La battaglia degli imperi - Dragon Blade

E alla fine anche i cinesi hanno voluto fare qualcosa con i romani. Non che ci sia nulla di male, intendiamoci, ma ormai sembra che tutti abbiano necessità di mettere mano sull’impero che ha forgiato le basi dell’odierno mondo (si, sono di parte ovviamente), tutti tranne noi, che magari saremmo gli unici ad averne titolo.

Quindi eccoci di fronte ad un leader bastardo e traditore, con le fattezze di Adrien Brody (il cui naso fa provincia e non credo di averne mai visto uno simile su nessuna statua), un generale fedele e leale fino all’ottusità, con lo sguardo piagnone, un John Cusack, ormai costretto a raschiare il fondo del barile.
E poi il bambino/principe (novello Flavio Romolo Augustolo), figura feticcio sacrificata sull’altare delle necessaria vendetta.

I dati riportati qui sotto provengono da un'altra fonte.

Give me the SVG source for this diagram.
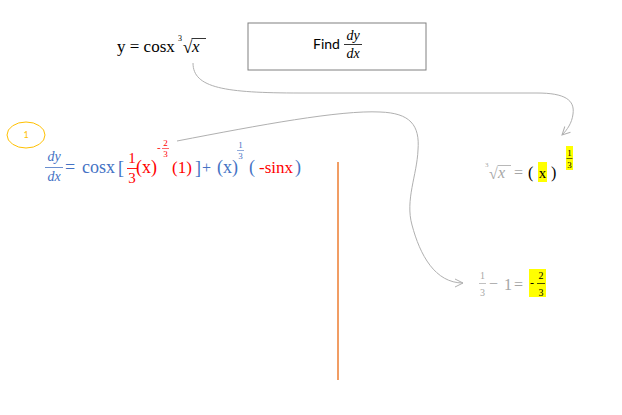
<svg xmlns="http://www.w3.org/2000/svg" width="622" height="415" viewBox="0 0 622 415">
<defs>
<style>
.s{font-family:"Liberation Serif","Times New Roman",serif}
.i{font-style:italic}
.b{fill:#4472C4}
.r{fill:#FF0000}
.g{fill:#A6A6A6}
.k{fill:#000}
.m{text-anchor:middle}
.conn{fill:none;stroke:#B0B0B0;stroke-width:1}
</style>
<marker id="ah" viewBox="0 0 10 10" refX="9" refY="5" markerWidth="10" markerHeight="10" markerUnits="userSpaceOnUse" orient="auto">
<path d="M1,1 L9,5 L1,9" fill="none" stroke="#B0B0B0" stroke-width="1"/>
</marker>
</defs>
<rect width="622" height="415" fill="#fff"/>

<g id="given">
<text class="s k" x="117" y="52" font-size="17">y = cosx</text>
<text class="s k" x="178" y="41" font-size="8">3</text>
<text class="s k" x="183" y="53" font-size="17">√</text>
<line x1="191.5" y1="38.5" x2="206" y2="38.5" stroke="#000" stroke-width="0.8"/>
<text class="s i k" x="192" y="52" font-size="17">x</text>
</g>

<g id="find">
<rect x="248" y="23" width="178" height="47" fill="#fff" stroke="#808080" stroke-width="1"/>
<text x="313" y="49" font-family="Lato,'Liberation Sans',sans-serif" font-size="14" fill="#000">Find</text>
<text class="s i k m" x="353" y="40" font-size="14">dy</text>
<line x1="344" y1="44.5" x2="362" y2="44.5" stroke="#000" stroke-width="0.8"/>
<text class="s i k m" x="353" y="58" font-size="14">dx</text>
</g>

<g id="step1">
<ellipse cx="26" cy="135" rx="19" ry="13" fill="none" stroke="#FFC000" stroke-width="1"/>
<text x="26" y="138" font-family="Lato,'Liberation Sans',sans-serif" font-size="9" fill="#FFC000" text-anchor="middle">1</text>
</g>

<g id="derivative">
<text class="s i b m" x="54" y="161" font-size="14">dy</text>
<line x1="45" y1="167.5" x2="63" y2="167.5" stroke="#4472C4" stroke-width="0.8"/>
<text class="s i b m" x="54" y="181" font-size="14">dx</text>
<text class="s b" x="65" y="173" font-size="18">=</text>
<text class="s b" x="82" y="173" font-size="18">cosx</text>
<text class="s b" x="118" y="174" font-size="18">[</text>
<text class="s r m" x="132" y="163" font-size="15">1</text>
<line x1="127" y1="168.5" x2="137" y2="168.5" stroke="#FF0000" stroke-width="0.9"/>
<text class="s r m" x="132" y="183" font-size="15">3</text>
<text class="s r" x="136" y="173" font-size="18">(x)</text>
<text class="s r" x="157" y="151" font-size="11">-</text>
<text class="s r m" x="165.5" y="146" font-size="9">2</text>
<line x1="162" y1="148.5" x2="169" y2="148.5" stroke="#FF0000" stroke-width="0.6"/>
<text class="s r m" x="165.5" y="157" font-size="9">3</text>
<text class="s r" x="172" y="173" font-size="17">(1)</text>
<text class="s b" x="195" y="174" font-size="18">]</text>
<text class="s b" x="202" y="173" font-size="16">+</text>
<text class="s b" x="217" y="173" font-size="18">(x)</text>
<text class="s b m" x="240.5" y="148" font-size="9">1</text>
<line x1="237" y1="150.5" x2="244" y2="150.5" stroke="#4472C4" stroke-width="0.6"/>
<text class="s b m" x="240.5" y="159" font-size="9">3</text>
<text class="s b" x="249" y="173" font-size="18">(</text>
<text class="s r" x="259" y="173" font-size="17">-sinx</text>
<text class="s b" x="295" y="173" font-size="18">)</text>
</g>

<g id="root-as-power">
<text class="s g" x="485" y="167" font-size="7">3</text>
<text class="s g" x="489" y="179" font-size="16">√</text>
<line x1="497.5" y1="165.5" x2="511" y2="165.5" stroke="#A6A6A6" stroke-width="0.8"/>
<text class="s i g" x="498" y="178" font-size="16">x</text>
<text class="s g" x="514" y="178" font-size="16">=</text>
<text class="s k" x="528" y="178" font-size="16">(</text>
<rect x="538" y="162" width="9" height="20" fill="#FFFF00"/>
<text class="s k m" x="542.5" y="178" font-size="15">x</text>
<text class="s k" x="551" y="178" font-size="16">)</text>
<rect x="566" y="146" width="7" height="24" fill="#FFFF00"/>
<text class="s k m" x="569.5" y="156" font-size="9">1</text>
<line x1="566.5" y1="158.5" x2="572.5" y2="158.5" stroke="#000" stroke-width="0.6"/>
<text class="s k m" x="569.5" y="168" font-size="9">3</text>
</g>

<g id="exponent">
<text class="s g m" x="482.5" y="279" font-size="10">1</text>
<line x1="479" y1="283.5" x2="486" y2="283.5" stroke="#A6A6A6" stroke-width="0.7"/>
<text class="s g m" x="482.5" y="296" font-size="10">3</text>
<text class="s g" x="489" y="289" font-size="16">−</text>
<text class="s g" x="504" y="290" font-size="16">1</text>
<text class="s g" x="514" y="290" font-size="16">=</text>
<rect x="529" y="269" width="17" height="28" fill="#FFFF00"/>
<text class="s k" x="530" y="287" font-size="12">-</text>
<text class="s k m" x="541" y="279" font-size="10">2</text>
<line x1="537" y1="283.5" x2="545" y2="283.5" stroke="#000" stroke-width="0.7"/>
<text class="s k m" x="541" y="296" font-size="10">3</text>
</g>

<g id="divider">
<line x1="338" y1="162" x2="338" y2="380" stroke="#ED7D31" stroke-width="1.5"/>
</g>

<g id="connectors">
<path class="conn" d="M193,63 C193,88 225,93 300,93 L537,93 C565,93 575,100 573,114 C572,123 567,130 562,135" marker-end="url(#ah)"/>
<path class="conn" d="M177,141 C260,125 340,110 380,112 C410,113 420,125 418,150 C417,175 405,200 412,225 C420,255 435,283 463,283" marker-end="url(#ah)"/>
</g>
</svg>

E’ un film cinese – Jackie Chan produce – quindi l’estetica è vincolata al gusto tutto orientale per l’eccesso. Romani con corazze formate da placche metalliche o d’oro (nel caso dei generali), scudi si quadrati, ma ovalizzati stile slitte, drappi blu, poche formazioni, niente giavellotti e tanta cavalleria, insomma l'antitesi di una legione romana. 
Gli altri popoli, tutti orientali (i Parti sono i più occidentali), sono belli colorati, letali e molto caratterizzati.
Diciamo che alla fine i cinesi un po' di "guazza" ce la danno, ma ne escono ampiamente vincenti in termini di trama.

La storia è un di quelle che trasuda morale e messaggi buonistici ad ogni pie' sospinto, scritta per essere compresa anche da chi ha un QI a singola cifra.
Il purissimo Huo An (indovina un po'... Jackie Chan) è un generale caduto in disgrazia per le invidie del Prefetto locale. Da sempre Huo comanda un reparto votato alla protezione della Via della Seta che predica l'unione tra i popoli piuttosto che il conflitto.
Una legione romana in fuga arriva alle porte della città di Huo An, ma dall'iniziale conflitto nasce un'amicizia (super eroi docet) per unirsi contro un nemico comune (Adrien Brody).

Dialoghi risibili e una trama scolastica non riescono ad appassionare in questo film che registra anche la perdita dello smalto di Jackie Chan, che ormai 62enne, si limita a qualche gioco di mani e braccia, abbandonando quegli stunt estremi che sono stati il suo marchio di fabbrica.
I due divi hollywooddiani sembrano due sagome di cartone messe lì ad impreziosire lo sfondo e a rendere il prodotto spendibile all'estero.
Daniel Lee, il regista, è la vera zavorra del film. Fa rimpiangere la schiera di cineasti di Hong Kong che hanno saputo stupirci nel corso degli anni. La sua cifra stilistica di maggior risalto è l’uso del rallenty e dei primissimi piani per enfatizzare le scene, fantastico!

In conclusione il film ci ha messo un anno ad arrivare sui nostri schermi, ma sarebbe stato meglio se si fosse perso sulla via della seta.